--- Prompt ---
Starting at the line containing "Give me the Altair source for this chart.", copy each line exactly, ending with the line containing "y_ticks = [0, 20, 40, 60, 80, 100]". Leave out everything else.

--- Data shown ---
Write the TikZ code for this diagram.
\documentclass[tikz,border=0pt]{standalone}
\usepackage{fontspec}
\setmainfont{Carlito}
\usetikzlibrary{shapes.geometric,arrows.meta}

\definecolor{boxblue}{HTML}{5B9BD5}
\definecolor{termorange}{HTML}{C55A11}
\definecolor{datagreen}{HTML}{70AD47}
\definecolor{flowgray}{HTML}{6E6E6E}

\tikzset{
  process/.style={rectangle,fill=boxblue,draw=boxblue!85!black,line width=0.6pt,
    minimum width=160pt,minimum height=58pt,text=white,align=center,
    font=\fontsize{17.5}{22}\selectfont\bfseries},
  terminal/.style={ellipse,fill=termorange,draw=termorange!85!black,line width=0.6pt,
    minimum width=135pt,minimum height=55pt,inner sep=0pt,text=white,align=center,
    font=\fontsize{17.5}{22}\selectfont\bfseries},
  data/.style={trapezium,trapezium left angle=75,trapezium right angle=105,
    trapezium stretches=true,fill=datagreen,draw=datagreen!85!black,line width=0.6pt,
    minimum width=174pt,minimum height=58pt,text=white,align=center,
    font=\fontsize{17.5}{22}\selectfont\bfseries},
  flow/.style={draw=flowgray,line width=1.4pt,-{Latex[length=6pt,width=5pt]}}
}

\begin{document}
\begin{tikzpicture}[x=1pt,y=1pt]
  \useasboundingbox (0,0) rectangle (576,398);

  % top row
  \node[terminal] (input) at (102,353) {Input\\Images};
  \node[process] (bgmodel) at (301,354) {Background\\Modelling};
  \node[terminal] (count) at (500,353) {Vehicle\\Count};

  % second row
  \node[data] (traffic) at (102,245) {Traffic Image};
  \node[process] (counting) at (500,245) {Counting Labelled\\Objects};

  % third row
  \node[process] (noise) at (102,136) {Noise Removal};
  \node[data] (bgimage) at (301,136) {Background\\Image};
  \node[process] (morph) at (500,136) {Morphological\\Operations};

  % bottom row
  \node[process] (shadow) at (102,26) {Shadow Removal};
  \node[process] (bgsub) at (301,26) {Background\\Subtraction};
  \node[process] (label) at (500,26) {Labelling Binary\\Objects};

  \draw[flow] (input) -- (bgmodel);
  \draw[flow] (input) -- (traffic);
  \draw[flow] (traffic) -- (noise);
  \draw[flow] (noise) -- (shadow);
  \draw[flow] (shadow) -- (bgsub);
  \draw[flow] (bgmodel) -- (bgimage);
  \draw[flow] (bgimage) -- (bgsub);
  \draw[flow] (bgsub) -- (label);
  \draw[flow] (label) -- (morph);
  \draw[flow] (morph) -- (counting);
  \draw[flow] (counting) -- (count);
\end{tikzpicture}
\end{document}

==

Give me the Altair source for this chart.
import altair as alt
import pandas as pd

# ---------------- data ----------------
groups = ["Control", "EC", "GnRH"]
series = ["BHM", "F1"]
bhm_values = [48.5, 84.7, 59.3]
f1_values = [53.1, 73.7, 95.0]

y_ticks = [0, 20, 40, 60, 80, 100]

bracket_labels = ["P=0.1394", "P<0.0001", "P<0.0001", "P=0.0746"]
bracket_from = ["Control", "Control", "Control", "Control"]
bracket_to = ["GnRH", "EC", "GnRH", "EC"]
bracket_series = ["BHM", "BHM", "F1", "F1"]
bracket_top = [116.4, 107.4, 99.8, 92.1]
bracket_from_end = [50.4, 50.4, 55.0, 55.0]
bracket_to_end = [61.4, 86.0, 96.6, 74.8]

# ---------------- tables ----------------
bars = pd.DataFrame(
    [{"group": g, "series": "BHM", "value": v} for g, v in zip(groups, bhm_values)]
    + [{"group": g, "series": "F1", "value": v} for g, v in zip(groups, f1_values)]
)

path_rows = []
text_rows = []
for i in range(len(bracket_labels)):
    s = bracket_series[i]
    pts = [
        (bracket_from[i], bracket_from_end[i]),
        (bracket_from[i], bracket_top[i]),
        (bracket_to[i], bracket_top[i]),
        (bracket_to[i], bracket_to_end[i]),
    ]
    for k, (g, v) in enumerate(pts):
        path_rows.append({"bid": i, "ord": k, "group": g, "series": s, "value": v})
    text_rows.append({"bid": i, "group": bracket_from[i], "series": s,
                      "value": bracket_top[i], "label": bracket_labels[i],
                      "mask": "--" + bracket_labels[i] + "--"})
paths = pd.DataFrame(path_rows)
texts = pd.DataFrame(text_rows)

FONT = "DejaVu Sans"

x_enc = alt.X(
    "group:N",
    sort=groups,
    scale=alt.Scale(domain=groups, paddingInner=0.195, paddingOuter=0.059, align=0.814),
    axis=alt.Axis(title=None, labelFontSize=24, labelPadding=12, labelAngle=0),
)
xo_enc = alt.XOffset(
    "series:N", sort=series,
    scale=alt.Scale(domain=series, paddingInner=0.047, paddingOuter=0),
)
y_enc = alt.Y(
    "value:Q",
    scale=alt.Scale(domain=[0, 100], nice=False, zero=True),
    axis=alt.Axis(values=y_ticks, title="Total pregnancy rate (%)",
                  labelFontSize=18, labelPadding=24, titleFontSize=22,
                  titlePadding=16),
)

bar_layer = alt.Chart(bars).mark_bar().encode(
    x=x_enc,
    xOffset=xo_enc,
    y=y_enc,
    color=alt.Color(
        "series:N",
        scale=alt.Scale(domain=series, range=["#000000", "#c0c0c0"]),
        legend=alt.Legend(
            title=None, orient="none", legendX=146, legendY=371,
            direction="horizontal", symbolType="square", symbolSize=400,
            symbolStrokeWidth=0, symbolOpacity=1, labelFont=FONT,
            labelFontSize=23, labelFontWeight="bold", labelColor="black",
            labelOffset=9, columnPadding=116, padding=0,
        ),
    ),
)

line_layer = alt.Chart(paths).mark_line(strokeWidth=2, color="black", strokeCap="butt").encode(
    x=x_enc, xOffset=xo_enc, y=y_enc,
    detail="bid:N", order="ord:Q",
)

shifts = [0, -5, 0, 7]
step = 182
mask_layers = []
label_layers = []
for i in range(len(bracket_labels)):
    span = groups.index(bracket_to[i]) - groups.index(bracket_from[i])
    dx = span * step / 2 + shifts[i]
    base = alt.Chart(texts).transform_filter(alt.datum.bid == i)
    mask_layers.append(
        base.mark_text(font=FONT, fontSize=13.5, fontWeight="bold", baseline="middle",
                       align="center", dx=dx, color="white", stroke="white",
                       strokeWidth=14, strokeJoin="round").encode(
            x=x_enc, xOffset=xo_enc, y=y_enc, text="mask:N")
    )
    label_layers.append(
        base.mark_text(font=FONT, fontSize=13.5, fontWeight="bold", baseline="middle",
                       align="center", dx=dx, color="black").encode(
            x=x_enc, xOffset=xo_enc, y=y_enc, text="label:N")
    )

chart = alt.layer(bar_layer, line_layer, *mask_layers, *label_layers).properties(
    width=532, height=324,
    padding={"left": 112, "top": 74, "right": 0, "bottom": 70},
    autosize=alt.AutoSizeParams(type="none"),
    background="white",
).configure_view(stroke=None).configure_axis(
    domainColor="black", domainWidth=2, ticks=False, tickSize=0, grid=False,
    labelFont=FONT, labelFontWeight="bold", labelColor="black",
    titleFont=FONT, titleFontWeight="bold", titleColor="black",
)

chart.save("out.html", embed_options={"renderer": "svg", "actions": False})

--- Result of the exercise ---
Give me the Altair source for this chart.
import altair as alt
import pandas as pd

# ---------------- data ----------------
groups = ["Control", "EC", "GnRH"]
series = ["BHM", "F1"]
bhm_values = [48.5, 84.7, 59.3]
f1_values = [53.1, 73.7, 95.0]

y_ticks = [0, 20, 40, 60, 80, 100]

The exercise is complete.